§ **PROBLEM STATEMENT**:
Reproduce all entries precisely as they are written.
━━ DATA EXCERPTS
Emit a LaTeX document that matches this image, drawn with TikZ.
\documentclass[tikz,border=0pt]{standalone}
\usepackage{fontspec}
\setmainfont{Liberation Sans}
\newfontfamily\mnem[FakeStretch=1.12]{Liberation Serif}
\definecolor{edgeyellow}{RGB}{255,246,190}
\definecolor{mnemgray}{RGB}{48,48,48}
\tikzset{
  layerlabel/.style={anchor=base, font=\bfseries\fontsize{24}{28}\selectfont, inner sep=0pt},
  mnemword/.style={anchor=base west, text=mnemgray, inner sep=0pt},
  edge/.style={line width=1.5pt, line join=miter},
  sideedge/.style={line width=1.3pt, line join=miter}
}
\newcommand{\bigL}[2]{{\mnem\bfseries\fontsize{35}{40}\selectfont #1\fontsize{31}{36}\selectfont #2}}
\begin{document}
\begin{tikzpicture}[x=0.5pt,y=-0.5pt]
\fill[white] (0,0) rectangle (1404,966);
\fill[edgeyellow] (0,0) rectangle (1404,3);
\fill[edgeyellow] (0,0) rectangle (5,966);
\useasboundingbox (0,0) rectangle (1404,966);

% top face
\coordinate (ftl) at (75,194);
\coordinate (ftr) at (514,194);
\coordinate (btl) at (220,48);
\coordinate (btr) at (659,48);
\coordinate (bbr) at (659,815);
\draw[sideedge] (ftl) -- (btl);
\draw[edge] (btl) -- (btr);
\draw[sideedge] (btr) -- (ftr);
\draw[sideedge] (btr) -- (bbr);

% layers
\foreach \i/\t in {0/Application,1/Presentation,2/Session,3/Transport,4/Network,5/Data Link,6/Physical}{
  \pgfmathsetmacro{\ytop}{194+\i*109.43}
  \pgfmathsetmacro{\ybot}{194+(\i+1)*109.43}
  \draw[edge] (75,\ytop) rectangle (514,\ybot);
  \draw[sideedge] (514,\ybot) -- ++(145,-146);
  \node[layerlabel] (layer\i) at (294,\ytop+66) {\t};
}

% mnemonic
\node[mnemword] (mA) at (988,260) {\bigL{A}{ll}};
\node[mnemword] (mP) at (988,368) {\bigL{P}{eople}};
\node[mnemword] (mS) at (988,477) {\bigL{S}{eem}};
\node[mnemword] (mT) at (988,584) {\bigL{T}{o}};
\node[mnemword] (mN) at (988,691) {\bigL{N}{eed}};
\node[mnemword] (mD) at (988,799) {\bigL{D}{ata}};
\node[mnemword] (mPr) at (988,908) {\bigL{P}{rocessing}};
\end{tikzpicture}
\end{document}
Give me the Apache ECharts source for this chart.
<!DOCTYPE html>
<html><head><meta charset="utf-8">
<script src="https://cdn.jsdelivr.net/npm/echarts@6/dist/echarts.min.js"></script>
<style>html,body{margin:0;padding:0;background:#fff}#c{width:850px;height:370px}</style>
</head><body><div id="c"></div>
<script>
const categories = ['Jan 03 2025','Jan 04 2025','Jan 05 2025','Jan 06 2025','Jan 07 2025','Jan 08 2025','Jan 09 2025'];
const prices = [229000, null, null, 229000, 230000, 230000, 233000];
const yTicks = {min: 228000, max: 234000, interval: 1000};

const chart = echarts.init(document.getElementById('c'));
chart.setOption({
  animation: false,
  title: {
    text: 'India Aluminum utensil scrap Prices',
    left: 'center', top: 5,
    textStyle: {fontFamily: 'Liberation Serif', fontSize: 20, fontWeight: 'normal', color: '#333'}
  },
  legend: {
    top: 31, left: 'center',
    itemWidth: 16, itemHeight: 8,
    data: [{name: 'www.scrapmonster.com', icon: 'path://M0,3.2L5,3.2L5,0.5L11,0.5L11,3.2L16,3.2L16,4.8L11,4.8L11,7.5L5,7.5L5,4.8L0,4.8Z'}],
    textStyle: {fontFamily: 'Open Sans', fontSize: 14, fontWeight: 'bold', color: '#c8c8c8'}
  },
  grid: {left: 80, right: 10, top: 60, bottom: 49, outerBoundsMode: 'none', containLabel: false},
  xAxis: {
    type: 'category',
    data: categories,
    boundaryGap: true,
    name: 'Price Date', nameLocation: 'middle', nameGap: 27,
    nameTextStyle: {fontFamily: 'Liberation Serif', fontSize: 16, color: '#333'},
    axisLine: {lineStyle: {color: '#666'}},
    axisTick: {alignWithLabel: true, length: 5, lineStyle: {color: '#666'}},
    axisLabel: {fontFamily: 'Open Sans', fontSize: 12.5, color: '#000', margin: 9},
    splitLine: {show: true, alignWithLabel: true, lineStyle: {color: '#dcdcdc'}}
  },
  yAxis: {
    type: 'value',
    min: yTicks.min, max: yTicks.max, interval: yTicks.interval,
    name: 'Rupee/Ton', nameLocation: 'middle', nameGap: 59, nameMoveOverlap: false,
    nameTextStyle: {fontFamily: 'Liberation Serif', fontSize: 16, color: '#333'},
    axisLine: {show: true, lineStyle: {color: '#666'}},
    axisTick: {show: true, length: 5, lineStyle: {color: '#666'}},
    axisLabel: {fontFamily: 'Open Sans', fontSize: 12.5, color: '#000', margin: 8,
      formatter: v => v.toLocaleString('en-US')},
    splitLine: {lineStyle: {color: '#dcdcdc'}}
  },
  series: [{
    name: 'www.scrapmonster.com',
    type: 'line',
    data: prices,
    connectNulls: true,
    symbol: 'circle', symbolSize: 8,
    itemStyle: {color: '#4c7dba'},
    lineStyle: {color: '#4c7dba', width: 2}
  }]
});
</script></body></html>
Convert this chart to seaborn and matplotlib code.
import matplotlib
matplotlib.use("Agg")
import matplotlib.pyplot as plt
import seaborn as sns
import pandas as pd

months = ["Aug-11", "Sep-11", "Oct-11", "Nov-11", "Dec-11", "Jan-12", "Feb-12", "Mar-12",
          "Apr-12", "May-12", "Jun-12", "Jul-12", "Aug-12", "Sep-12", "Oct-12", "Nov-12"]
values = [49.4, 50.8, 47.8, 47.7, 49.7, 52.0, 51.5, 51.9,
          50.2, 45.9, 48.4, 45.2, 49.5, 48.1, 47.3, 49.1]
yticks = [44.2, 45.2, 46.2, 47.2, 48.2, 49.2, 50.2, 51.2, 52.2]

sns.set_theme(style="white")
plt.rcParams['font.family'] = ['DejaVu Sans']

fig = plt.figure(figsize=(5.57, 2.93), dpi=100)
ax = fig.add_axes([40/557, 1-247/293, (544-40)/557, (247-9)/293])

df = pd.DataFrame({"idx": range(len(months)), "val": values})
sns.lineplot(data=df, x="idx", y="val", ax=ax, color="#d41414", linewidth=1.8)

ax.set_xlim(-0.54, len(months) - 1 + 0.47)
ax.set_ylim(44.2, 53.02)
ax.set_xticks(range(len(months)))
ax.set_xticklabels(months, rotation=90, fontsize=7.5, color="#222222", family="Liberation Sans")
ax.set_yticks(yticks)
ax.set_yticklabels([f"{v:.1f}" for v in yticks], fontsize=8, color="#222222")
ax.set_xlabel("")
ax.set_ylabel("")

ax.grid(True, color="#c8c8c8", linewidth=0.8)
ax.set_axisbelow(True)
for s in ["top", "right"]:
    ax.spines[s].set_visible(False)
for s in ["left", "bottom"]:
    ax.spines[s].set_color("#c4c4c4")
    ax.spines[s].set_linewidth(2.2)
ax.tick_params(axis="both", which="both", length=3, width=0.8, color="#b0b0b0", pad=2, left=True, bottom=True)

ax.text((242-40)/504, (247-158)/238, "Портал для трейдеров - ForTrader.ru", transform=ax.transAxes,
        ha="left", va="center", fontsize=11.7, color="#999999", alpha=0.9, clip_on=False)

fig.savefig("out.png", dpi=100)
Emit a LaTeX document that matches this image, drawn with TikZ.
━━━━
§ **SOLUTION TO THIS TASK**:
Emit a LaTeX document that matches this image, drawn with TikZ.
\documentclass[tikz,border=0pt]{standalone}
\usepackage{fontspec}
\setmainfont{Liberation Sans}
\newfontfamily\mnem[FakeStretch=1.12]{Liberation Serif}
\definecolor{edgeyellow}{RGB}{255,246,190}
\definecolor{mnemgray}{RGB}{48,48,48}
\tikzset{
  layerlabel/.style={anchor=base, font=\bfseries\fontsize{24}{28}\selectfont, inner sep=0pt},
  mnemword/.style={anchor=base west, text=mnemgray, inner sep=0pt},
  edge/.style={line width=1.5pt, line join=miter},
  sideedge/.style={line width=1.3pt, line join=miter}
}
\newcommand{\bigL}[2]{{\mnem\bfseries\fontsize{35}{40}\selectfont #1\fontsize{31}{36}\selectfont #2}}
\begin{document}
\begin{tikzpicture}[x=0.5pt,y=-0.5pt]
\fill[white] (0,0) rectangle (1404,966);
\fill[edgeyellow] (0,0) rectangle (1404,3);
\fill[edgeyellow] (0,0) rectangle (5,966);
\useasboundingbox (0,0) rectangle (1404,966);

% top face
\coordinate (ftl) at (75,194);
\coordinate (ftr) at (514,194);
\coordinate (btl) at (220,48);
\coordinate (btr) at (659,48);
\coordinate (bbr) at (659,815);
\draw[sideedge] (ftl) -- (btl);
\draw[edge] (btl) -- (btr);
\draw[sideedge] (btr) -- (ftr);
\draw[sideedge] (btr) -- (bbr);

% layers
\foreach \i/\t in {0/Application,1/Presentation,2/Session,3/Transport,4/Network,5/Data Link,6/Physical}{
  \pgfmathsetmacro{\ytop}{194+\i*109.43}
  \pgfmathsetmacro{\ybot}{194+(\i+1)*109.43}
  \draw[edge] (75,\ytop) rectangle (514,\ybot);
  \draw[sideedge] (514,\ybot) -- ++(145,-146);
  \node[layerlabel] (layer\i) at (294,\ytop+66) {\t};
}

% mnemonic
\node[mnemword] (mA) at (988,260) {\bigL{A}{ll}};
\node[mnemword] (mP) at (988,368) {\bigL{P}{eople}};
\node[mnemword] (mS) at (988,477) {\bigL{S}{eem}};
\node[mnemword] (mT) at (988,584) {\bigL{T}{o}};
\node[mnemword] (mN) at (988,691) {\bigL{N}{eed}};
\node[mnemword] (mD) at (988,799) {\bigL{D}{ata}};
\node[mnemword] (mPr) at (988,908) {\bigL{P}{rocessing}};
\end{tikzpicture}
\end{document}
Give me the Apache ECharts source for this chart.
<!DOCTYPE html>
<html><head><meta charset="utf-8">
<script src="https://cdn.jsdelivr.net/npm/echarts@6/dist/echarts.min.js"></script>
<style>html,body{margin:0;padding:0;background:#fff}#c{width:850px;height:370px}</style>
</head><body><div id="c"></div>
<script>
const categories = ['Jan 03 2025','Jan 04 2025','Jan 05 2025','Jan 06 2025','Jan 07 2025','Jan 08 2025','Jan 09 2025'];
const prices = [229000, null, null, 229000, 230000, 230000, 233000];
const yTicks = {min: 228000, max: 234000, interval: 1000};

const chart = echarts.init(document.getElementById('c'));
chart.setOption({
  animation: false,
  title: {
    text: 'India Aluminum utensil scrap Prices',
    left: 'center', top: 5,
    textStyle: {fontFamily: 'Liberation Serif', fontSize: 20, fontWeight: 'normal', color: '#333'}
  },
  legend: {
    top: 31, left: 'center',
    itemWidth: 16, itemHeight: 8,
    data: [{name: 'www.scrapmonster.com', icon: 'path://M0,3.2L5,3.2L5,0.5L11,0.5L11,3.2L16,3.2L16,4.8L11,4.8L11,7.5L5,7.5L5,4.8L0,4.8Z'}],
    textStyle: {fontFamily: 'Open Sans', fontSize: 14, fontWeight: 'bold', color: '#c8c8c8'}
  },
  grid: {left: 80, right: 10, top: 60, bottom: 49, outerBoundsMode: 'none', containLabel: false},
  xAxis: {
    type: 'category',
    data: categories,
    boundaryGap: true,
    name: 'Price Date', nameLocation: 'middle', nameGap: 27,
    nameTextStyle: {fontFamily: 'Liberation Serif', fontSize: 16, color: '#333'},
    axisLine: {lineStyle: {color: '#666'}},
    axisTick: {alignWithLabel: true, length: 5, lineStyle: {color: '#666'}},
    axisLabel: {fontFamily: 'Open Sans', fontSize: 12.5, color: '#000', margin: 9},
    splitLine: {show: true, alignWithLabel: true, lineStyle: {color: '#dcdcdc'}}
  },
  yAxis: {
    type: 'value',
    min: yTicks.min, max: yTicks.max, interval: yTicks.interval,
    name: 'Rupee/Ton', nameLocation: 'middle', nameGap: 59, nameMoveOverlap: false,
    nameTextStyle: {fontFamily: 'Liberation Serif', fontSize: 16, color: '#333'},
    axisLine: {show: true, lineStyle: {color: '#666'}},
    axisTick: {show: true, length: 5, lineStyle: {color: '#666'}},
    axisLabel: {fontFamily: 'Open Sans', fontSize: 12.5, color: '#000', margin: 8,
      formatter: v => v.toLocaleString('en-US')},
    splitLine: {lineStyle: {color: '#dcdcdc'}}
  },
  series: [{
    name: 'www.scrapmonster.com',
    type: 'line',
    data: prices,
    connectNulls: true,
    symbol: 'circle', symbolSize: 8,
    itemStyle: {color: '#4c7dba'},
    lineStyle: {color: '#4c7dba', width: 2}
  }]
});
</script></body></html>
Convert this chart to seaborn and matplotlib code.
import matplotlib
matplotlib.use("Agg")
import matplotlib.pyplot as plt
import seaborn as sns
import pandas as pd

months = ["Aug-11", "Sep-11", "Oct-11", "Nov-11", "Dec-11", "Jan-12", "Feb-12", "Mar-12",
          "Apr-12", "May-12", "Jun-12", "Jul-12", "Aug-12", "Sep-12", "Oct-12", "Nov-12"]
values = [49.4, 50.8, 47.8, 47.7, 49.7, 52.0, 51.5, 51.9,
          50.2, 45.9, 48.4, 45.2, 49.5, 48.1, 47.3, 49.1]
yticks = [44.2, 45.2, 46.2, 47.2, 48.2, 49.2, 50.2, 51.2, 52.2]

sns.set_theme(style="white")
plt.rcParams['font.family'] = ['DejaVu Sans']

fig = plt.figure(figsize=(5.57, 2.93), dpi=100)
ax = fig.add_axes([40/557, 1-247/293, (544-40)/557, (247-9)/293])

df = pd.DataFrame({"idx": range(len(months)), "val": values})
sns.lineplot(data=df, x="idx", y="val", ax=ax, color="#d41414", linewidth=1.8)

ax.set_xlim(-0.54, len(months) - 1 + 0.47)
ax.set_ylim(44.2, 53.02)
ax.set_xticks(range(len(months)))
ax.set_xticklabels(months, rotation=90, fontsize=7.5, color="#222222", family="Liberation Sans")
ax.set_yticks(yticks)
ax.set_yticklabels([f"{v:.1f}" for v in yticks], fontsize=8, color="#222222")
ax.set_xlabel("")
ax.set_ylabel("")

ax.grid(True, color="#c8c8c8", linewidth=0.8)
ax.set_axisbelow(True)
for s in ["top", "right"]:
    ax.spines[s].set_visible(False)
for s in ["left", "bottom"]:
    ax.spines[s].set_color("#c4c4c4")
    ax.spines[s].set_linewidth(2.2)
ax.tick_params(axis="both", which="both", length=3, width=0.8, color="#b0b0b0", pad=2, left=True, bottom=True)

ax.text((242-40)/504, (247-158)/238, "Портал для трейдеров - ForTrader.ru", transform=ax.transAxes,
        ha="left", va="center", fontsize=11.7, color="#999999", alpha=0.9, clip_on=False)

fig.savefig("out.png", dpi=100)
Emit a LaTeX document that matches this image, drawn with TikZ.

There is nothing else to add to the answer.